- DVD released by Anchor Bay Entertainment
- Directed by: Tero Molin Tommi Lepola
- Written by: Tero Molin
- Story by: Tero Molin Teemu Molin
- Produced by: Ilkka Niemi
- Starring: Steve Porter David Yoken Anna Alkiomaa Jonathan Rankle Rita Suomalainen
- Cinematography: Tero Molin Tommi Lepola
- Edited by: Petri Kyttälä Juha Kuoppala
- Music by: Tuomas Kantelinen
- Production companies: Timeless Films Northern Discipline Pictures
- Distributed by: Anchor Bay Entertainment
- Release dates: May 1, 2009 (Weekend of Fear Festival, Germany);
- Running time: 93 minutes
- Country: Finland
- Language: English
- Budget: €1 million

= Skeleton Crew (film) =

Skeleton Crew is a 2009 Finnish horror film directed by Tero Molin and Tommi Lepola, and written by Tero Molin and Teemu Molin.

== Plot ==

In the 1970s, a mental institution near the Finland–Russia border was shut down when it was discovered that main administrator Doctor Andersson (who had taken to calling himself "The Auteur") had filmed himself torturing patients to death. Most of the doctor's films were confiscated, though the rooms in which they were developed and screened were never found.

Around thirty years later, the same mental institution is being used as the set of Silent Creek, a film based on the murders committed in it. While doing recordings, two soundmen hear disembodied voices, and find a hidden room. The chamber contains Andersson's undiscovered work, and while the bulk of the cast and crew of Silent Creek are disgusted by the snuff films, they decide not to call the police, since doing so would shut down production. Steven, the director of Silent Creek, becomes obsessed with Andersson's films (which he is drawn to one night by an apparition) and begins acting deranged, claiming that Silent Creek is "not real enough".

After finding Andersson's camera among the snuff films, Steve tricks Bruce (the actor playing Andersson) into killing an actress with a drill (which he said was just a prop) while he films it. The next day, the rest of the cast and crew find a note on Andersson's projector telling them to turn it on. The projector shows Steven (dressed like Andersson) disemboweling Mari while ranting about how he is "The Auteur". Steven then cuts a restrained Bruce in half with a chainsaw, which is shown through a television in the break room. Since the telephones and vehicles all fail to work, the remaining employees decide to make a run for it, after they look for the missing Mike. During the search, Klasu is taken after drinking drugged liquor.

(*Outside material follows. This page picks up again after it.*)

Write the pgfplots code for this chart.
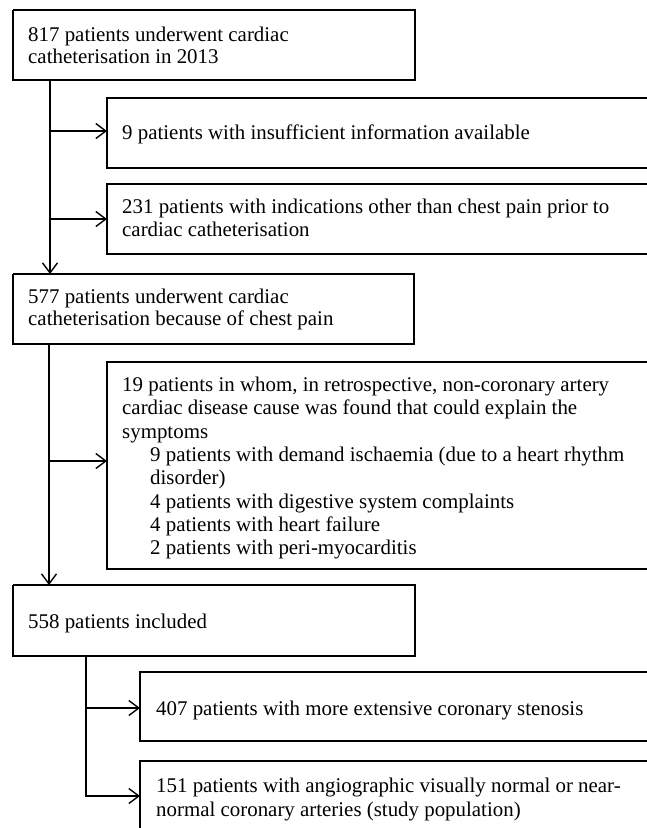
\documentclass[border=0pt]{standalone}
\usepackage{fontspec}
\setmainfont{Liberation Serif}
\usepackage{pgfplots}
\pgfplotsset{compat=1.18}
\usetikzlibrary{arrows.meta}
\tikzset{
  box/.style={line width=1.9pt},
  arr/.style={line width=1.4pt, -{Straight Barb[length=10pt,width=15pt,line width=1.4pt]}},
  txt/.style={anchor=base west, inner sep=0pt, font=\fontsize{20.9}{23}\selectfont},
}
\begin{document}
\begin{tikzpicture}
\begin{axis}[
  width=647pt, height=828pt, scale only axis,
  xmin=0, xmax=647, ymin=0, ymax=828, y dir=reverse,
  axis lines=none, clip=true,
  every axis plot/.append style={black, mark=none, line join=miter},
]
% boxes
\addplot[box] coordinates {(13,10) (415,10) (415,80) (13,80) (13,10)};
\addplot[box] coordinates {(647,98) (107,98) (107,168) (647,168)};
\addplot[box] coordinates {(647,184) (107,184) (107,254) (647,254)};
\addplot[box] coordinates {(13,274) (414,274) (414,344) (13,344) (13,274)};
\addplot[box] coordinates {(647,362) (107,362) (107,569) (647,569)};
\addplot[box] coordinates {(13,585) (415,585) (415,656) (13,656) (13,585)};
\addplot[box] coordinates {(647,672) (140,672) (140,741) (647,741)};
\addplot[box] coordinates {(647,761) (140,761) (140,830)};
% connectors
\addplot[arr] coordinates {(50,80) (50,274)};
\addplot[arr] coordinates {(50,131) (107,131)};
\addplot[arr] coordinates {(50,219) (107,219)};
\addplot[arr] coordinates {(49,344) (49,585)};
\addplot[arr] coordinates {(49,461) (107,461)};
\addplot[arr] coordinates {(86,708) (140,708)};
\addplot[arr] coordinates {(86,656) (86,796) (140,796)};
% texts
\node[txt] at (axis cs:28,41) {817 patients underwent cardiac};
\node[txt] at (axis cs:28,63.5) {catheterisation in 2013};
\node[txt] at (axis cs:122,139) {9 patients with insufficient information available};
\node[txt] at (axis cs:122,213.5) {231 patients with indications other than chest pain prior to};
\node[txt] at (axis cs:122,236.5) {cardiac catheterisation};
\node[txt] at (axis cs:28,303) {577 patients underwent cardiac};
\node[txt] at (axis cs:28,325.5) {catheterisation because of chest pain};
\node[txt] at (axis cs:122,391.5) {19 patients in whom, in retrospective, non-coronary artery};
\node[txt] at (axis cs:122,414.8) {cardiac disease cause was found that could explain the};
\node[txt] at (axis cs:122,438.1) {symptoms};
\node[txt] at (axis cs:150,461.4) {9 patients with demand ischaemia (due to a heart rhythm};
\node[txt] at (axis cs:150,484.7) {disorder)};
\node[txt] at (axis cs:150,508) {4 patients with digestive system complaints};
\node[txt] at (axis cs:150,531.3) {4 patients with heart failure};
\node[txt] at (axis cs:150,554.6) {2 patients with peri-myocarditis};
\node[txt] at (axis cs:28,628) {558 patients included};
\node[txt] at (axis cs:156,715) {407 patients with more extensive coronary stenosis};
\node[txt] at (axis cs:156,792) {151 patients with angiographic visually normal or near-};
\node[txt] at (axis cs:156,816) {normal coronary arteries (study population)};
\end{axis}
\pgfresetboundingbox
\path (current axis.south west) rectangle (current axis.north east);
\end{tikzpicture}
\end{document}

In the previously sealed attic the rest of the group find a Moviola showing Skeleton Crew itself, everything up until that very moment. As everyone theorizes that it is like reality itself has become blurred and they are inside a horror film, the machinery shows Klasu in a pit with Mike. Steven throws two spiked clubs into the hole, and has Klasu and Mike fight for their freedom. The former wins, but Steven goes back on his word, and burns Klasu to death with spotlights. The next to die is Erno, who is locked in the attic and bombarded with sound, causing a fatal aneurysm.

While he, Lisa, and Anna are looking for another way out due to the main doors being sealed, Darius is captured, strung up, and impaled by a spear attached to a camera set on a dolly. Steven then takes Anna, severs her right arm and left leg, and leaves her for Lisa to find. Anna begs for death, and Lisa comes close to mercy killing her, but upon realizing that this scenario is almost an exact recreation of the opening of Silent Creek, fakes passing out. When an angered Steven approaches her, Lisa shoots him several times with a dead crew member's gun. Steven survives being shot, and upon realizing he cannot be killed due to the supernatural presence in the asylum, Lisa shoots herself in the mouth to spite Steve and ruin his film. However, Lisa survives the suicide attempt, and wakes up tied to chair, with Steven about to torture her with a blowtorch.

In a post-credits scene, Steven is shown watching Skeleton Crew in a theatre. A viewer yells out "Ah, mate, that really sucked. Weren't even any fucking tits!"

== Release ==

Lightning Media released Skeleton Crew on DVD 21 July 2009.

== Reception ==

David Johnson of DVD Verdict wrote that it was well put together and "different and cool". Bill Gibron of DVD Talk rated the film 1.5/5 stars and called it "a crime, the kind of waste of effort affront that makes you rethink your love of the genre in the first place."